Research from the University of Cambridge indicates that our attitudes to finance are formed between the ages of five and seven. By this tender age, children are typically able to recognise the value of money, the need to plan, and they understand that some choices are irreversible.
However, a new study commissioned by HSBC on financial literacy has found that differing levels of financial confidence are apparent between boys and girls even at this young age.
Almost two thirds of the girls who were interviewed claimed that they didn’t “understand money”, compared to just over half of boys of the same age. Girls were also less likely to think that they were good with their pocket money compared to boys.
But the disparity in financial confidence sadly doesn’t end with our childhood years, because the research illustrated mirrored patterns in speaking to adult investors.
Although women know as much about investing as their male counterparts, they tend to have lower levels of confidence about their knowledge – meaning that they are more likely to be put off by financial jargon that they do not understand.
The fact that these patterns (which experts report to last a lifetime) are being set so early on makes it all the more important to avoid negative gender stereotyping during this formative window.
Unfortunately, some of the traditional stories and fairy tales we tell our children can undermine the best of intentions, and can have a significant impact.

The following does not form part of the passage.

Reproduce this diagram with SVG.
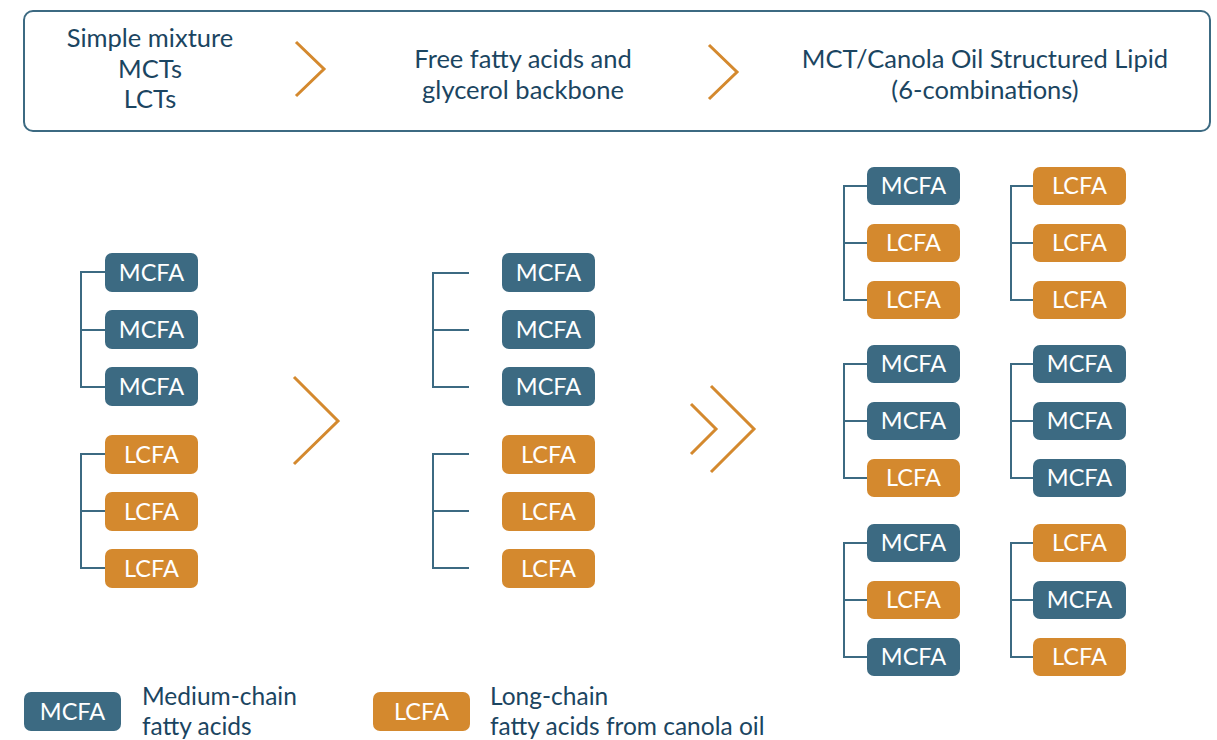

This is something we’ve sought to correct in partnership with children’s author Emma Dodd through publishing “Fairer Tales: Princesses doing it for themselves”.
We’re challenging gender stereotypes with a new book that flips traditional fairy tales on their head – instead of waiting for Prince Charming to save them, Cinderella, Sleeping Beauty, and Rapunzel use their own financial savviness and independence to make their dreams come true, and achieve their financial goals.
More can also be done to empower those who are too old for bedtime stories. While I don’t believe gender defines the way that we manage our money, there are subtle but notable factors that may put some women off investing.
For example, the financial advice sector is often over-reliant on financial jargon, while women tend to have a more conservative attitude to riskthan men. This means that some women may not be reaching their full financial potential.
As a business and sector, it is our responsibility to remove as many of these barriers as possible.
Fairy tales may not completely solve the financial gender gap. But showcasing the potential of women and girls to achieve their financial goals independently, while engaging young people about financial literacy early on in life, will certainly help more people live happily ever after.